START Task inputs

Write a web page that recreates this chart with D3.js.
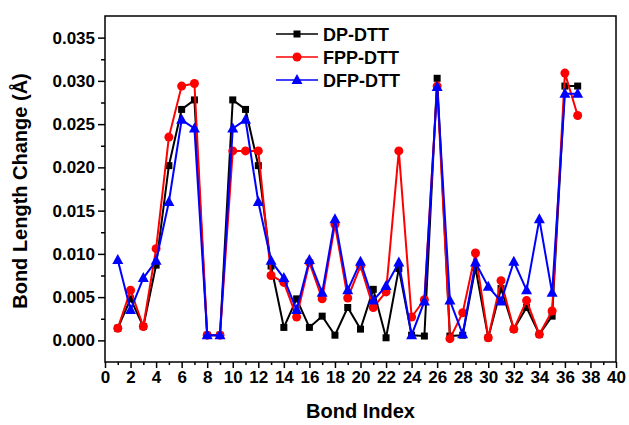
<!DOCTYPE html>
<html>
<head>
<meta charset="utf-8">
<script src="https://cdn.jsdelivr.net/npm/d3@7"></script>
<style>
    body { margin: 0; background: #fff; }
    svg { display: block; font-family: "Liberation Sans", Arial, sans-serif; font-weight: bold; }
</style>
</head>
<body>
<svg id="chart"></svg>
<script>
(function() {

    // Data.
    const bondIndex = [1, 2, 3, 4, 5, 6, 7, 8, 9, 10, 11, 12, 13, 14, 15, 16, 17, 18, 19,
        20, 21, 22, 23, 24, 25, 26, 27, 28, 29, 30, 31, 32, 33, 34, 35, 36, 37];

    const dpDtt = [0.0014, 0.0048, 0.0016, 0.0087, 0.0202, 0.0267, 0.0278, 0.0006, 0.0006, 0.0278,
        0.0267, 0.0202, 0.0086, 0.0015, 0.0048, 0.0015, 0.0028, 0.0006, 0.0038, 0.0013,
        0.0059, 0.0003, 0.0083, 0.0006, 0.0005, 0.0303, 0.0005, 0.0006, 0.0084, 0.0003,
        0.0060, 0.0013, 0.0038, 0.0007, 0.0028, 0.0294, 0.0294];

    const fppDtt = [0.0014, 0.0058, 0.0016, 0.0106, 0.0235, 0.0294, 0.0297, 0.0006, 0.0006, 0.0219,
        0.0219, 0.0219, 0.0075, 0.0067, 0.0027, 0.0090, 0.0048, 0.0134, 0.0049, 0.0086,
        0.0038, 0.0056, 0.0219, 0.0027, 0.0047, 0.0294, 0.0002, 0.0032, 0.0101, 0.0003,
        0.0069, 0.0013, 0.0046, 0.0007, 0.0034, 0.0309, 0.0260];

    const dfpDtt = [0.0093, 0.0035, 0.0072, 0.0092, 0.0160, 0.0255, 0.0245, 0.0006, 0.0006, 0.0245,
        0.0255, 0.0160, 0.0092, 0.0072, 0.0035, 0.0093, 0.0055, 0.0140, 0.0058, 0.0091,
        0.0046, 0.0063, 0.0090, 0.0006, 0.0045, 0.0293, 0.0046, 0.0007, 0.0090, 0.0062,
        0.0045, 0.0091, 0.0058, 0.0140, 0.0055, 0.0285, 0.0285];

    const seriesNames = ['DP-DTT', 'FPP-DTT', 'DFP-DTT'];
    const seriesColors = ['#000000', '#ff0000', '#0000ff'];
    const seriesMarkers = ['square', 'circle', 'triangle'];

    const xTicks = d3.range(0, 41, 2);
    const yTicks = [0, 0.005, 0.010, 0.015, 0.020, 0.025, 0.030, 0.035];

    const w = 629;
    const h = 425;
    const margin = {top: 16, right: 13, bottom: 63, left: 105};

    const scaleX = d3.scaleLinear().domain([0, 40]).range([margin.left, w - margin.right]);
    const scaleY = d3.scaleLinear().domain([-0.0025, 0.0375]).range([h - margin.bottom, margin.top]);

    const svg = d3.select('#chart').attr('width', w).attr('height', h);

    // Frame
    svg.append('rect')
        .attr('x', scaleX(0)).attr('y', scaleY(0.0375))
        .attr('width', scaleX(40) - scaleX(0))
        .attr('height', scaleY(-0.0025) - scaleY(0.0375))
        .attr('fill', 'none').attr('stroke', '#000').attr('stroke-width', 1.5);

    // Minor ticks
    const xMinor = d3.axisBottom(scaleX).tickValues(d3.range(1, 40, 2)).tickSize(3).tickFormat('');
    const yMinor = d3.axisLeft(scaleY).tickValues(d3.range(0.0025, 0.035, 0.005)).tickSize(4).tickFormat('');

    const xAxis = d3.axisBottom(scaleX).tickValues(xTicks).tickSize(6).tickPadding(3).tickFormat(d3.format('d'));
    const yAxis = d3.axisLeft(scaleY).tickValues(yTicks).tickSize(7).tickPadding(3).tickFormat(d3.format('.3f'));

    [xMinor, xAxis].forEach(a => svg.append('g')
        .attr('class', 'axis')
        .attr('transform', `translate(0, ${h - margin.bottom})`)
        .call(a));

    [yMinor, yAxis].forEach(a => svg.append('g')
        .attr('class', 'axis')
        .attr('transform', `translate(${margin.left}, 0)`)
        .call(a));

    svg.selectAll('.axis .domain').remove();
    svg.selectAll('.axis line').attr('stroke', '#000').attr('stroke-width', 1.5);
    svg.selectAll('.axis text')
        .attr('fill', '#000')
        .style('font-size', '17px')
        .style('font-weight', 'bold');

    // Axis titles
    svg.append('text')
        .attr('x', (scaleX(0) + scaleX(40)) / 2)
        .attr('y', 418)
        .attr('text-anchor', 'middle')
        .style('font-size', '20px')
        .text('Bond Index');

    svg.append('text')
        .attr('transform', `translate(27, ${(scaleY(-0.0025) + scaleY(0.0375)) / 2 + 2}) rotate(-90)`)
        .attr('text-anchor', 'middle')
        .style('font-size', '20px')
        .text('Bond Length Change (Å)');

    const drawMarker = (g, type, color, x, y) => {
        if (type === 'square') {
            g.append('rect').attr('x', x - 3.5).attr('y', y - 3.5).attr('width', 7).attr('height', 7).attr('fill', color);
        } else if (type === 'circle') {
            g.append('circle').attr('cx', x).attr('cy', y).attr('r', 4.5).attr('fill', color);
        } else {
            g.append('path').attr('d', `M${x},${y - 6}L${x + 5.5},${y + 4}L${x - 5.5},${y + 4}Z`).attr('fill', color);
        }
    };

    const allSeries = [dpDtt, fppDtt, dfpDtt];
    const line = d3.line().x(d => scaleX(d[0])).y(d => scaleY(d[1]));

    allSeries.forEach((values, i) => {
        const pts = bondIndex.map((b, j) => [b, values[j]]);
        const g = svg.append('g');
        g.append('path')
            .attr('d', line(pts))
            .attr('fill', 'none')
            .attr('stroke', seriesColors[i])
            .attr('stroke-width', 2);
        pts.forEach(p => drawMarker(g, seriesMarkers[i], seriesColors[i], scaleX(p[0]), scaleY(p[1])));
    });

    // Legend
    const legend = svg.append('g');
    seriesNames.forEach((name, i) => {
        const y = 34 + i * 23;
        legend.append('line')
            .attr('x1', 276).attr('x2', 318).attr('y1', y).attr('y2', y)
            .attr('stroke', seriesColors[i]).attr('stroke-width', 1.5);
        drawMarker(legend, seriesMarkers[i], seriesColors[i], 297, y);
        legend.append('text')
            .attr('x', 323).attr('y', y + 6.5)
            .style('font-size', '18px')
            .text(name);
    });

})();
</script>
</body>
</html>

END Task inputs
START Task inputs

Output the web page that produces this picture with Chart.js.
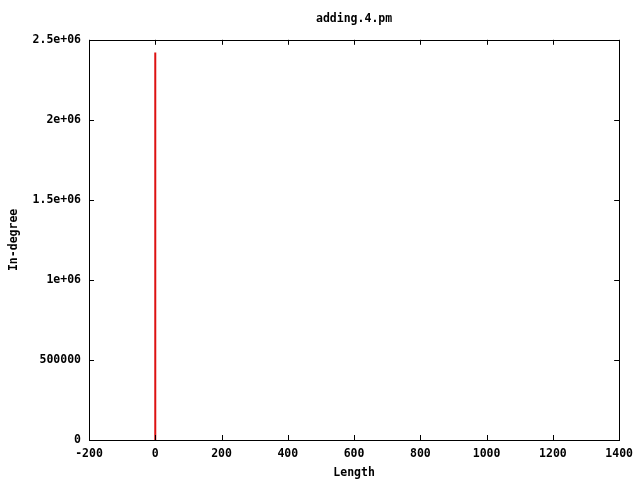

END Task inputs

- Requirement -
Leave the pictures aside and restate exactly the lines from the one containing "Write a web" to the one containing "35, 36, 37];", those two lines included.

- Final result -
Write a web page that recreates this chart with D3.js.
<!DOCTYPE html>
<html>
<head>
<meta charset="utf-8">
<script src="https://cdn.jsdelivr.net/npm/d3@7"></script>
<style>
    body { margin: 0; background: #fff; }
    svg { display: block; font-family: "Liberation Sans", Arial, sans-serif; font-weight: bold; }
</style>
</head>
<body>
<svg id="chart"></svg>
<script>
(function() {

    // Data.
    const bondIndex = [1, 2, 3, 4, 5, 6, 7, 8, 9, 10, 11, 12, 13, 14, 15, 16, 17, 18, 19,
        20, 21, 22, 23, 24, 25, 26, 27, 28, 29, 30, 31, 32, 33, 34, 35, 36, 37];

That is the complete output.